-- begin Provided entries --
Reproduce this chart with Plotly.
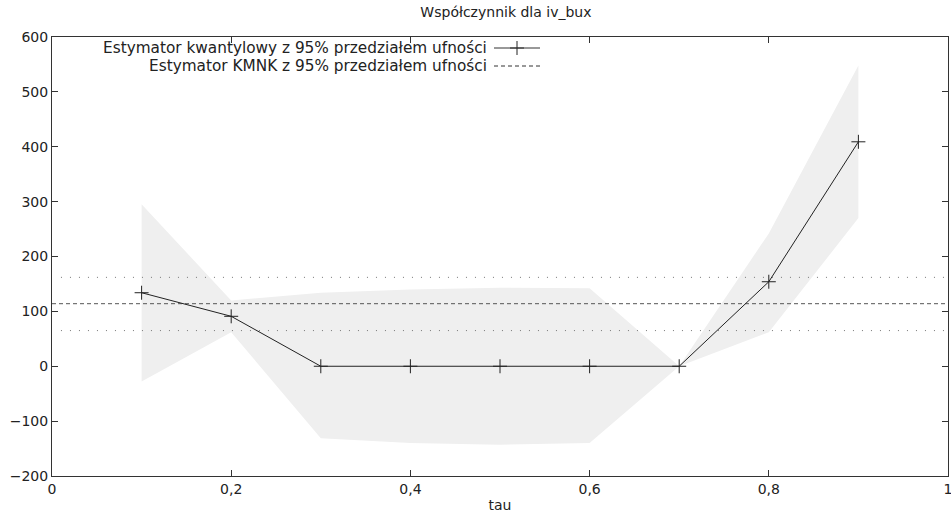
import plotly.graph_objects as go

tau = [0.1, 0.2, 0.3, 0.4, 0.5, 0.6, 0.7, 0.8, 0.9]
coef = [134, 91, 0, 0, 0, 0, 0, 154, 409]
upper = [295, 120, 134, 140, 143, 142, 0, 242, 548]
lower = [-28, 62, -131, -140, -143, -140, 0, 62, 270]
ols = 114
ols_lo = 65
ols_hi = 162
x_ticks = [0, 0.2, 0.4, 0.6, 0.8, 1]
x_labels = ["0", "0,2", "0,4", "0,6", "0,8", "1"]
y_ticks = [-200, -100, 0, 100, 200, 300, 400, 500, 600]
y_labels = ["\u2212200", "\u2212100", "0", "100", "200", "300", "400", "500", "600"]

FONT = "DejaVu Sans"
fig = go.Figure()
fig.add_trace(go.Scatter(x=tau + tau[::-1], y=upper + lower[::-1], fill="toself",
                         fillcolor="#efefef", line=dict(width=0), mode="lines",
                         hoverinfo="skip", showlegend=False))
fig.add_trace(go.Scatter(x=[0, 1], y=[ols, ols], mode="lines",
                         line=dict(color="#555555", width=1, dash="4px,3px"), showlegend=False))
for v in (ols_lo, ols_hi):
    fig.add_trace(go.Scatter(x=[0.01, 1], y=[v, v], mode="lines",
                             line=dict(color="#777777", width=1, dash="1px,8px"), showlegend=False))
fig.add_trace(go.Scatter(x=tau, y=coef, mode="lines+markers",
                         line=dict(color="#222222", width=1),
                         marker=dict(symbol="cross-thin", size=10, line=dict(color="#222222", width=1)),
                         showlegend=False))

fig.update_layout(
    width=951, height=518,
    margin=dict(l=52, r=3, t=37, b=42),
    paper_bgcolor="white", plot_bgcolor="white",
    font=dict(family=FONT, size=14, color="#222222"),
    title=dict(text="Współczynnik dla iv_bux", x=0.532, xanchor="center", y=0.977, yanchor="middle",
               font=dict(size=14, family=FONT)),
    xaxis=dict(range=[0, 1], tickvals=x_ticks, ticktext=x_labels, ticks="inside", ticklen=6,
               tickcolor="#333", showline=True, linecolor="#333", linewidth=1, mirror="allticks",
               showgrid=False, zeroline=False, ticklabeloverflow="allow", automargin=False,
               tickfont=dict(size=14),
               title=dict(text="tau", font=dict(size=14), standoff=4)),
    yaxis=dict(range=[-200, 600], tickvals=y_ticks, ticktext=y_labels, ticks="inside", ticklen=6,
               tickcolor="#333", showline=True, linecolor="#333", linewidth=1, mirror="allticks",
               showgrid=False, zeroline=False, ticklabeloverflow="allow", automargin=False,
               tickfont=dict(size=14)),
)

# gnuplot-style legend: text on the left, sample on the right
legend_rows = [("Estymator kwantylowy z 95% przedziałem ufności", "solid"),
               ("Estymator KMNK z 95% przedziałem ufności", "dash")]
for i, (txt, style) in enumerate(legend_rows):
    ypix = 48 + i * 18
    yp = 1 - (ypix - 37) / (518 - 37 - 42)
    fig.add_annotation(xref="paper", yref="paper", x=(489 - 52) / 896, y=yp, text=txt,
                       showarrow=False, xanchor="right", yanchor="middle",
                       font=dict(size=15.3, family=FONT, color="#222222"))
    x0 = (494 - 52) / 896
    x1 = (540 - 52) / 896
    fig.add_shape(type="line", xref="paper", yref="paper", x0=x0, x1=x1, y0=yp, y1=yp,
                  line=dict(color="#333333", width=1, dash="solid" if style == "solid" else "4px,3px"))
    if style == "solid":
        fig.add_trace(go.Scatter(x=[(x0 + x1) / 2], y=[yp], xaxis="x2", yaxis="y2", mode="markers",
                                 marker=dict(symbol="cross-thin", size=10, line=dict(color="#222222", width=1)),
                                 showlegend=False, hoverinfo="skip"))
fig.update_layout(xaxis2=dict(range=[0, 1], domain=[0, 1], visible=False, overlaying="x"),
                  yaxis2=dict(range=[0, 1], domain=[0, 1], visible=False, overlaying="y"))

fig.write_html("out.html")
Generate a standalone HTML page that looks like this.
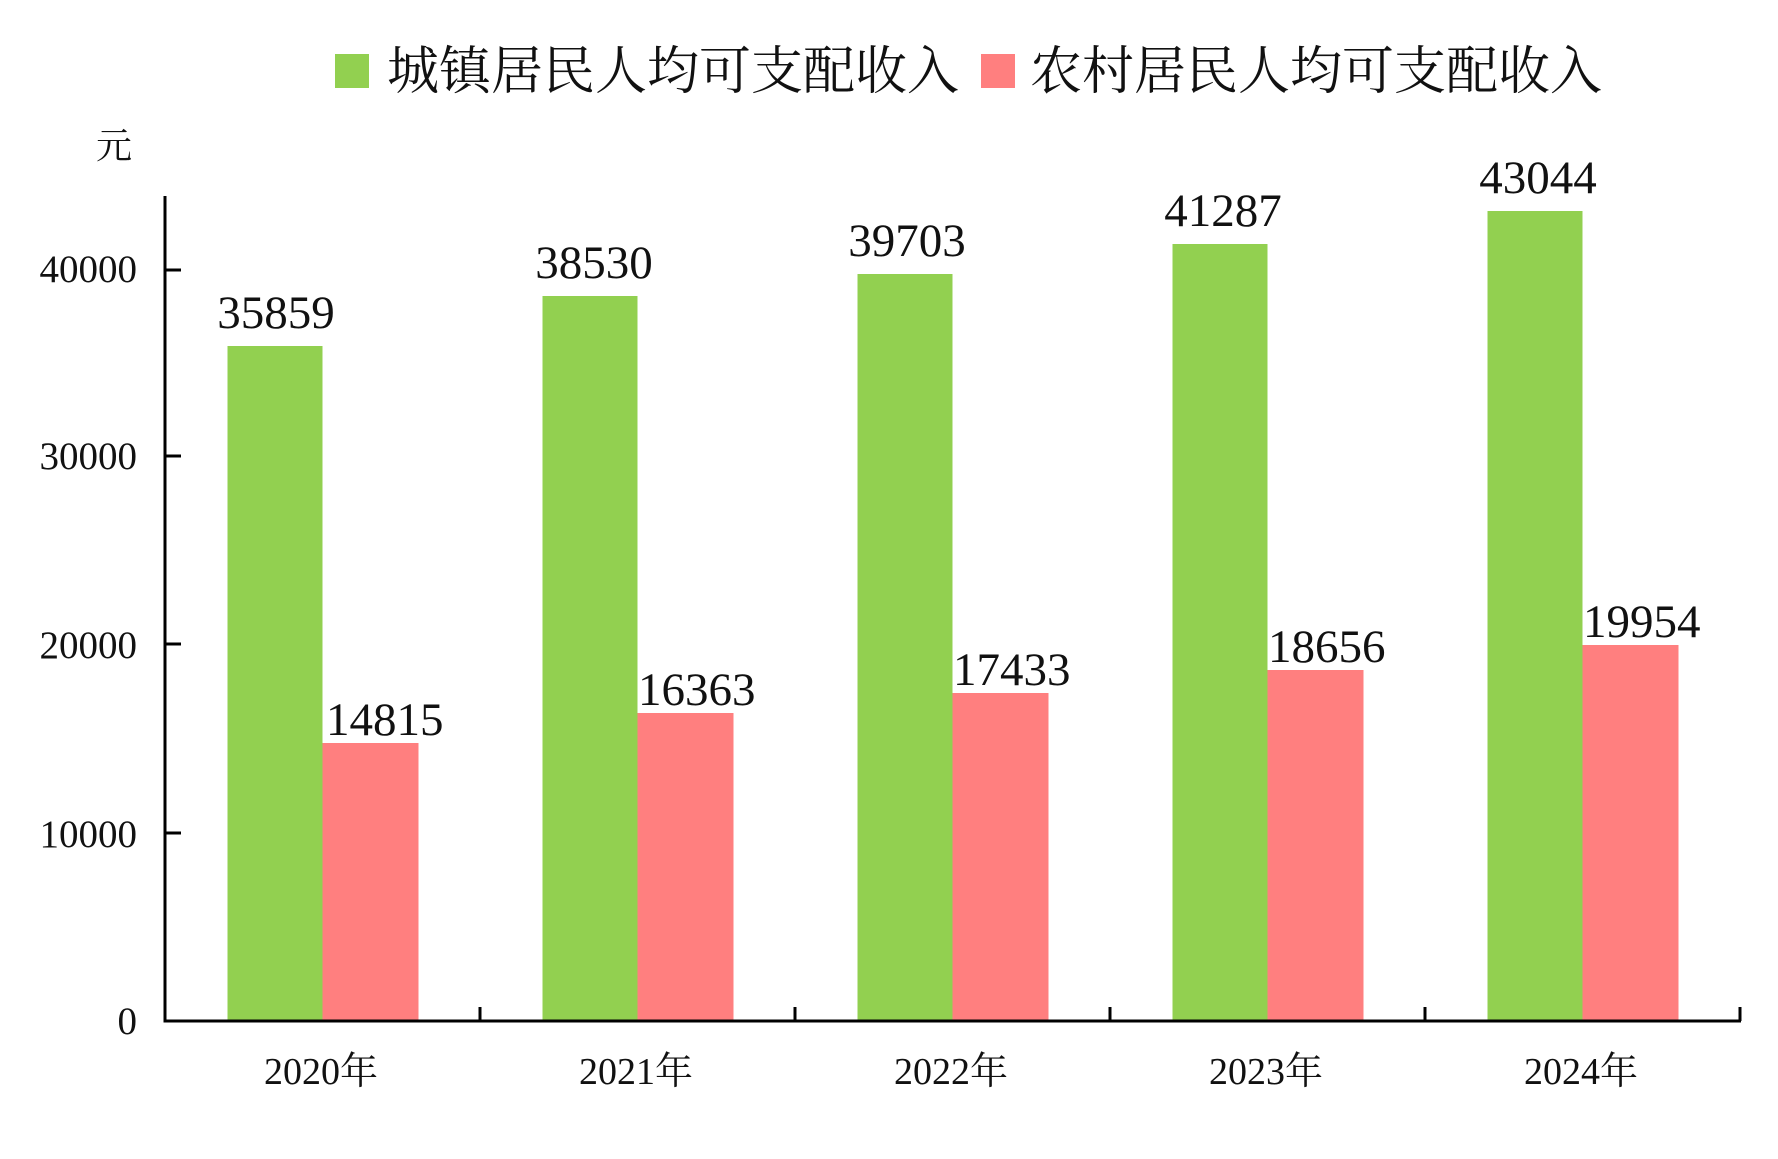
-- end Provided entries --
• [What you are asked to do]
Pick out the lines above that hold the string "this" and show them.

• [Final result]
Reproduce this chart with Plotly.
Generate a standalone HTML page that looks like this.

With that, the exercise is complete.